***** DATA EXTRACT *****

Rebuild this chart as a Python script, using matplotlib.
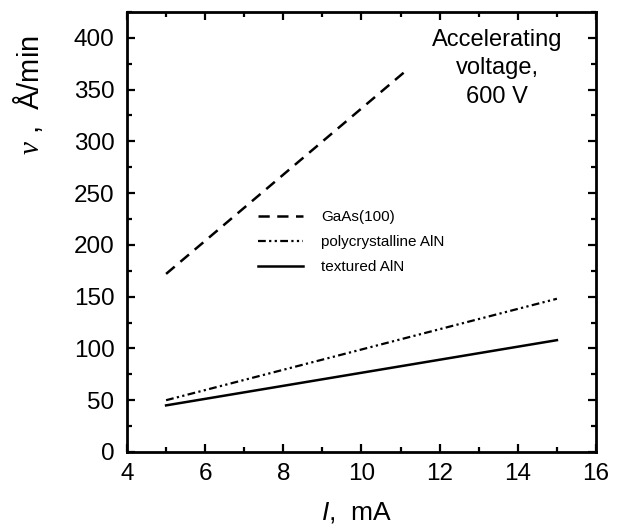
import matplotlib
matplotlib.use("Agg")
import matplotlib.pyplot as plt
from matplotlib.ticker import MultipleLocator

plt.rcParams['font.family'] = ['Liberation Sans', 'DejaVu Sans']
plt.rcParams['mathtext.fontset'] = 'custom'
plt.rcParams['mathtext.it'] = 'Liberation Sans:italic'
plt.rcParams['mathtext.rm'] = 'Liberation Sans'
plt.rcParams['mathtext.cal'] = 'Liberation Serif:italic'

current_gaas = [5, 11.1]
rate_gaas = [172, 367]
current_poly = [5, 15]
rate_poly = [50, 148]
current_text = [5, 15]
rate_text = [45, 108]
labels = ['GaAs(100)', 'polycrystalline AlN', 'textured AlN']

fig = plt.figure(figsize=(6.18, 5.29), dpi=100)
ax = fig.add_axes([0.2055, 0.1456, 0.7589, 0.8318])

ax.plot(current_gaas, rate_gaas, color='black', lw=1.8, dashes=(4.5, 3), label=labels[0])
ax.plot(current_poly, rate_poly, color='black', lw=1.6,
        dashes=(3.5, 1.5, 1, 1.5, 1, 1.5), label=labels[1])
ax.plot(current_text, rate_text, color='black', lw=1.8, label=labels[2])

ax.set_xlim(4, 16)
ax.set_ylim(0, 425)
ax.xaxis.set_major_locator(MultipleLocator(2))
ax.xaxis.set_minor_locator(MultipleLocator(1))
ax.yaxis.set_major_locator(MultipleLocator(50))
ax.yaxis.set_minor_locator(MultipleLocator(25))
ax.tick_params(which='both', direction='in', top=True, right=True, labelsize=17.5, width=1.6)
ax.tick_params(which='major', length=6)
ax.tick_params(which='minor', length=3.5)
ax.tick_params(axis='x', pad=8)
ax.tick_params(axis='y', pad=9)
for s in ax.spines.values():
    s.set_linewidth(2)

ax.set_xlabel(r'$\mathit{I}$,  mA', fontsize=19)
ax.xaxis.set_label_coords(0.49, -0.11)
ax.set_ylabel(r'$\mathcal{v}$ ,  Å/min', fontsize=21)
ax.yaxis.set_label_coords(-0.175, 0.81)

ax.text(0.789, 0.962, 'Accelerating\nvoltage,\n600 V', transform=ax.transAxes,
        ha='center', va='top', fontsize=17, linespacing=1.38)

ax.legend(loc='upper left', bbox_to_anchor=(0.279, 0.55), frameon=False, fontsize=11,
          borderpad=0, borderaxespad=0, handlelength=2.95, handletextpad=1.2,
          labelspacing=0.72)

fig.savefig('out.png', dpi=100)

*****

## BRIEF
Look for the word "matplotlib" in every line of the listing and copy the lines that have it.

## SOLUTION FOR THIS PROBLEM
Rebuild this chart as a Python script, using matplotlib.
import matplotlib
matplotlib.use("Agg")
import matplotlib.pyplot as plt
from matplotlib.ticker import MultipleLocator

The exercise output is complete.